Begin

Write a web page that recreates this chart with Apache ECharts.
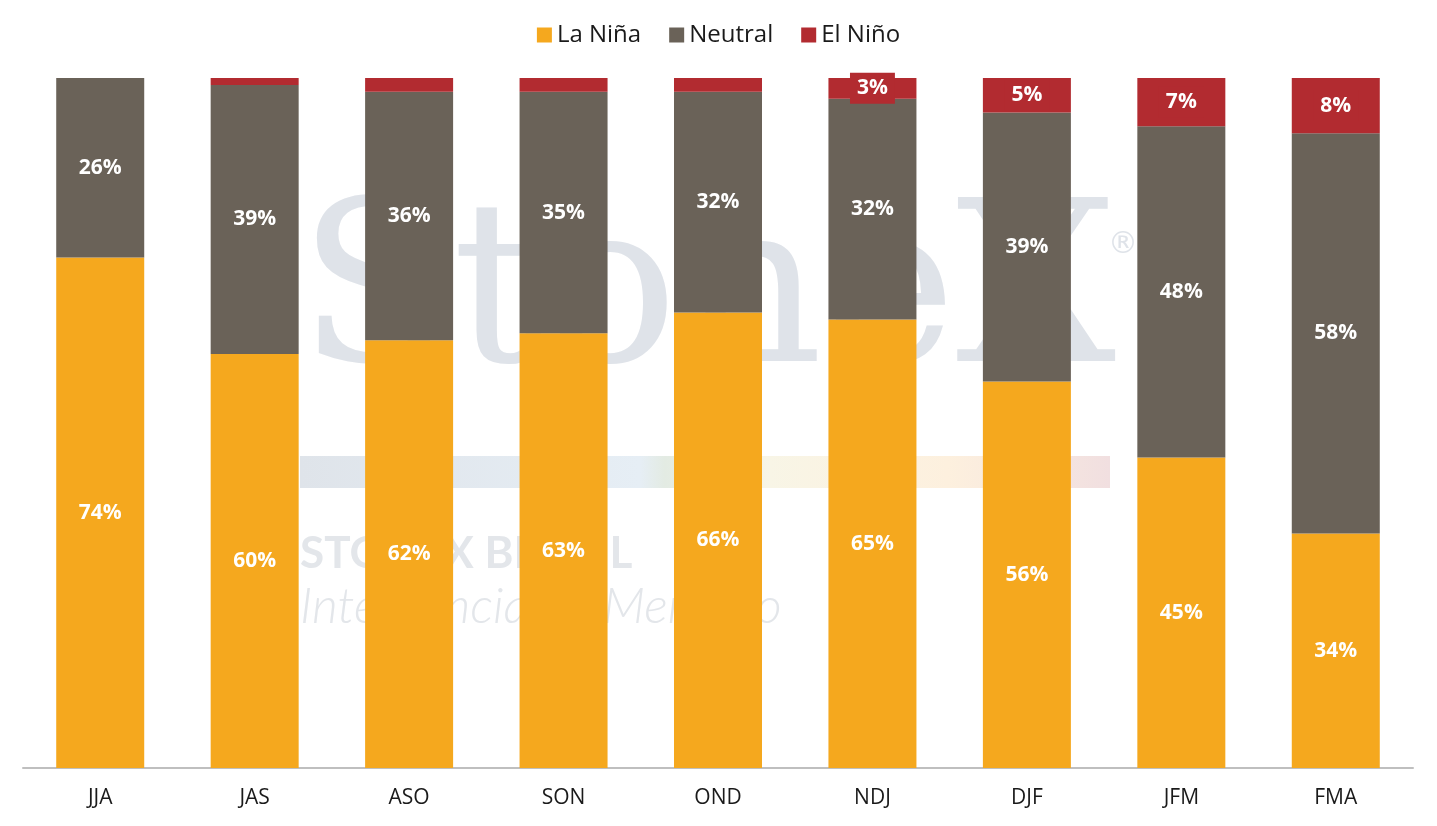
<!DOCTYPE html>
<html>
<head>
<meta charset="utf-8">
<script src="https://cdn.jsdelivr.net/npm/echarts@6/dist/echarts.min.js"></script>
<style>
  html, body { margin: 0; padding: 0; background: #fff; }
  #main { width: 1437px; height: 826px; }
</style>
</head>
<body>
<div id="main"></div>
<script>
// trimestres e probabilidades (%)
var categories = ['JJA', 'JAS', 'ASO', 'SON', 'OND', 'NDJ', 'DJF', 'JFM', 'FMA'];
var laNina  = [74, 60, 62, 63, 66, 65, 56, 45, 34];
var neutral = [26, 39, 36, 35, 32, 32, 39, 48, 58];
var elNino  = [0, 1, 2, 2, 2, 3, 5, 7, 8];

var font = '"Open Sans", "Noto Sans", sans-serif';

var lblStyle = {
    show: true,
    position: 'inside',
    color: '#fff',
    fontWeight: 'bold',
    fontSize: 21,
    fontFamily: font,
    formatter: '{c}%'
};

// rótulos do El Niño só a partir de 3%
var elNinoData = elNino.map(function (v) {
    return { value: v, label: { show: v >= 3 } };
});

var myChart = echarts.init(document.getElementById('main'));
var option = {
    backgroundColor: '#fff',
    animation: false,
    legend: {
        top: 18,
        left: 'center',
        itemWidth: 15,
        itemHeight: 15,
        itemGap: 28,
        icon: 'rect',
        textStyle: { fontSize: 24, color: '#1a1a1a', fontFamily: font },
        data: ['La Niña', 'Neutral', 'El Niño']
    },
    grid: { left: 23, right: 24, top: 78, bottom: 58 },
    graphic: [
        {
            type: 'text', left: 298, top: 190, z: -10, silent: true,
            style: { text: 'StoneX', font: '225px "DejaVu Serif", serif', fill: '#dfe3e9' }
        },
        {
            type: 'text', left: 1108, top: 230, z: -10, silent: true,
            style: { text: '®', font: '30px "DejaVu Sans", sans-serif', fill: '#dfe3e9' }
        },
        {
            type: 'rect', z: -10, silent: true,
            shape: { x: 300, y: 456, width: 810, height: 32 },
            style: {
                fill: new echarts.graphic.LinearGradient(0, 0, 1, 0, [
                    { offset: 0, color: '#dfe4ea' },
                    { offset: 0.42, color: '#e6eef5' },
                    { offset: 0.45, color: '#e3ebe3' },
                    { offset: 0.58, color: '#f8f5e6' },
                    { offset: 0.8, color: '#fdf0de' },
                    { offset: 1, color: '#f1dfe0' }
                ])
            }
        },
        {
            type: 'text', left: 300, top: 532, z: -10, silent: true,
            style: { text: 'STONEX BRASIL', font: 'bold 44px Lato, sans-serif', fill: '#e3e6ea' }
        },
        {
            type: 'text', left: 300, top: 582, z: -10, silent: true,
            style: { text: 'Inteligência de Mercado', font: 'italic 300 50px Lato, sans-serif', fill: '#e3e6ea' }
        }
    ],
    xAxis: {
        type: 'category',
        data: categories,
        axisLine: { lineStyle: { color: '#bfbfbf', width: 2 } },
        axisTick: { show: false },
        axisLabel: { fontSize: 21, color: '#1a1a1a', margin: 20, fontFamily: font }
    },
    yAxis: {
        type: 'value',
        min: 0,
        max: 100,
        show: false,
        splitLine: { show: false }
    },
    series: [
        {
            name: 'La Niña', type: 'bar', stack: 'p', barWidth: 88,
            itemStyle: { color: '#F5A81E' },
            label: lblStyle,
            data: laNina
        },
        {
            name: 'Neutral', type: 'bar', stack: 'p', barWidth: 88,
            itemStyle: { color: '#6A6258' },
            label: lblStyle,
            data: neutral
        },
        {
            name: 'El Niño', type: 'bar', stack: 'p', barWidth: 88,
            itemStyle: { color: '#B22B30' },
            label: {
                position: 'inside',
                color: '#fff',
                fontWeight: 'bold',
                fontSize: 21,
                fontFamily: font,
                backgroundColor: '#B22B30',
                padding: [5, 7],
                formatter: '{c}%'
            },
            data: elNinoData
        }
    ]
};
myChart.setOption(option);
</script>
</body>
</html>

End

__Exercise description__: Repeat the material above verbatim. Leave the pictures behind.

__Output of the task__:
Write a web page that recreates this chart with Apache ECharts.
<!DOCTYPE html>
<html>
<head>
<meta charset="utf-8">
<script src="https://cdn.jsdelivr.net/npm/echarts@6/dist/echarts.min.js"></script>
<style>
  html, body { margin: 0; padding: 0; background: #fff; }
  #main { width: 1437px; height: 826px; }
</style>
</head>
<body>
<div id="main"></div>
<script>
// trimestres e probabilidades (%)
var categories = ['JJA', 'JAS', 'ASO', 'SON', 'OND', 'NDJ', 'DJF', 'JFM', 'FMA'];
var laNina  = [74, 60, 62, 63, 66, 65, 56, 45, 34];
var neutral = [26, 39, 36, 35, 32, 32, 39, 48, 58];
var elNino  = [0, 1, 2, 2, 2, 3, 5, 7, 8];

var font = '"Open Sans", "Noto Sans", sans-serif';

var lblStyle = {
    show: true,
    position: 'inside',
    color: '#fff',
    fontWeight: 'bold',
    fontSize: 21,
    fontFamily: font,
    formatter: '{c}%'
};

// rótulos do El Niño só a partir de 3%
var elNinoData = elNino.map(function (v) {
    return { value: v, label: { show: v >= 3 } };
});

var myChart = echarts.init(document.getElementById('main'));
var option = {
    backgroundColor: '#fff',
    animation: false,
    legend: {
        top: 18,
        left: 'center',
        itemWidth: 15,
        itemHeight: 15,
        itemGap: 28,
        icon: 'rect',
        textStyle: { fontSize: 24, color: '#1a1a1a', fontFamily: font },
        data: ['La Niña', 'Neutral', 'El Niño']
    },
    grid: { left: 23, right: 24, top: 78, bottom: 58 },
    graphic: [
        {
            type: 'text', left: 298, top: 190, z: -10, silent: true,
            style: { text: 'StoneX', font: '225px "DejaVu Serif", serif', fill: '#dfe3e9' }
        },
        {
            type: 'text', left: 1108, top: 230, z: -10, silent: true,
            style: { text: '®', font: '30px "DejaVu Sans", sans-serif', fill: '#dfe3e9' }
        },
        {
            type: 'rect', z: -10, silent: true,
            shape: { x: 300, y: 456, width: 810, height: 32 },
            style: {
                fill: new echarts.graphic.LinearGradient(0, 0, 1, 0, [
                    { offset: 0, color: '#dfe4ea' },
                    { offset: 0.42, color: '#e6eef5' },
                    { offset: 0.45, color: '#e3ebe3' },
                    { offset: 0.58, color: '#f8f5e6' },
                    { offset: 0.8, color: '#fdf0de' },
                    { offset: 1, color: '#f1dfe0' }
                ])
            }
        },
        {
            type: 'text', left: 300, top: 532, z: -10, silent: true,
            style: { text: 'STONEX BRASIL', font: 'bold 44px Lato, sans-serif', fill: '#e3e6ea' }
        },
        {
            type: 'text', left: 300, top: 582, z: -10, silent: true,
            style: { text: 'Inteligência de Mercado', font: 'italic 300 50px Lato, sans-serif', fill: '#e3e6ea' }
        }
    ],
    xAxis: {
        type: 'category',
        data: categories,
        axisLine: { lineStyle: { color: '#bfbfbf', width: 2 } },
        axisTick: { show: false },
        axisLabel: { fontSize: 21, color: '#1a1a1a', margin: 20, fontFamily: font }
    },
    yAxis: {
        type: 'value',
        min: 0,
        max: 100,
        show: false,
        splitLine: { show: false }
    },
    series: [
        {
            name: 'La Niña', type: 'bar', stack: 'p', barWidth: 88,
            itemStyle: { color: '#F5A81E' },
            label: lblStyle,
            data: laNina
        },
        {
            name: 'Neutral', type: 'bar', stack: 'p', barWidth: 88,
            itemStyle: { color: '#6A6258' },
            label: lblStyle,
            data: neutral
        },
        {
            name: 'El Niño', type: 'bar', stack: 'p', barWidth: 88,
            itemStyle: { color: '#B22B30' },
            label: {
                position: 'inside',
                color: '#fff',
                fontWeight: 'bold',
                fontSize: 21,
                fontFamily: font,
                backgroundColor: '#B22B30',
                padding: [5, 7],
                formatter: '{c}%'
            },
            data: elNinoData
        }
    ]
};
myChart.setOption(option);
</script>
</body>
</html>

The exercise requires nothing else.